Oh, this proves you won't be attacked, does it, Professor Lowe? They're just ignoring us, are they? So we should just go about our business, like they're just bunnies and squirrels frolicking in our back yards? Yeah, right. After you, egghead.
Look, I don't know where these CSULB clowns are getting their conclusions from. For all I know, they're getting their funding from some pro-eating people group. Or they're in the pocket of Big Shark. But these perfect eating machines aren't hanging out around people like pigeons in the park, hoping someone will drop food down to them. They know what they're food supply is. And it's got no scales, no stingers, very little fur, no tail and can't swim as fast as literally any other creature out there. We're just steak tips on the Old Country Buffet they live in. They've got Home Habitat advantage, they're laying the points, and have every expectation of covering the spread. If they're swimming around people without eating them, it's not because they don't intend to.
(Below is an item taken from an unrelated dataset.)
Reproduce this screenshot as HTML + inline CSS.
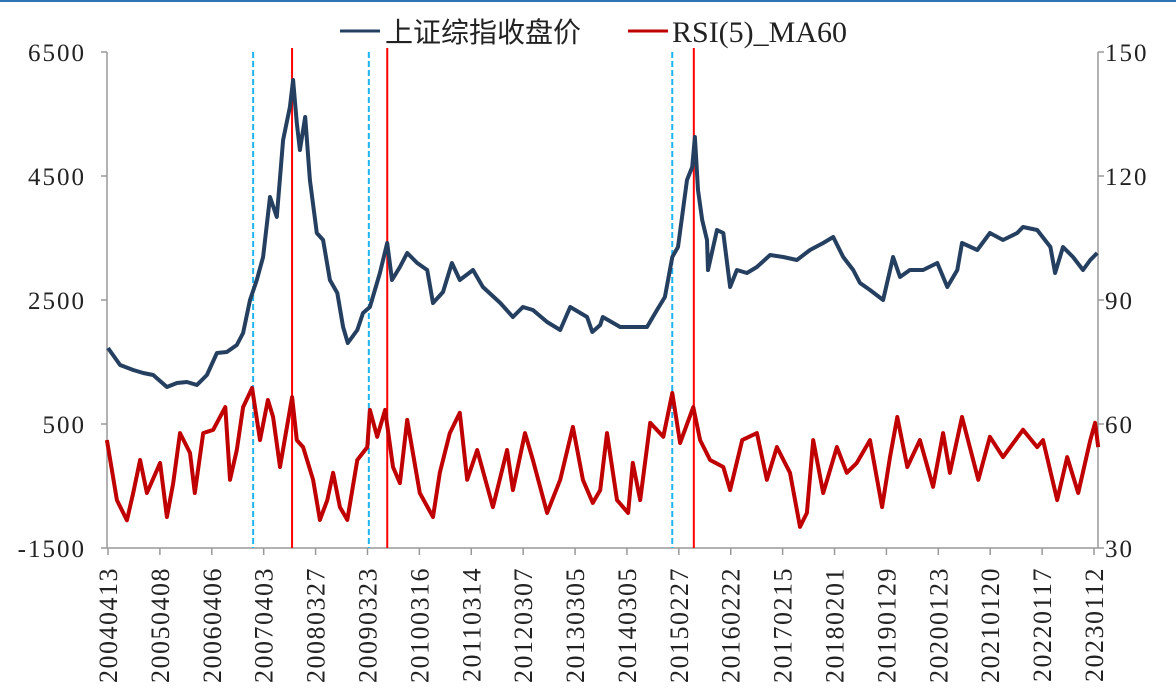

They just have such an edge they can pick and choose when the time is right to strike.
So you can listen to these academics if you want. But I'll be making sure there are plenty of people between me and the open ocean all summer. The only good news of this study is realizing if sharks are swimming next to people 97% of the time, they're NOT swimming near us 3% of the time. (Science.) And I'm going to be in the 1st percentile of that 3% until autumn. Best of luck to the rest of you suckers.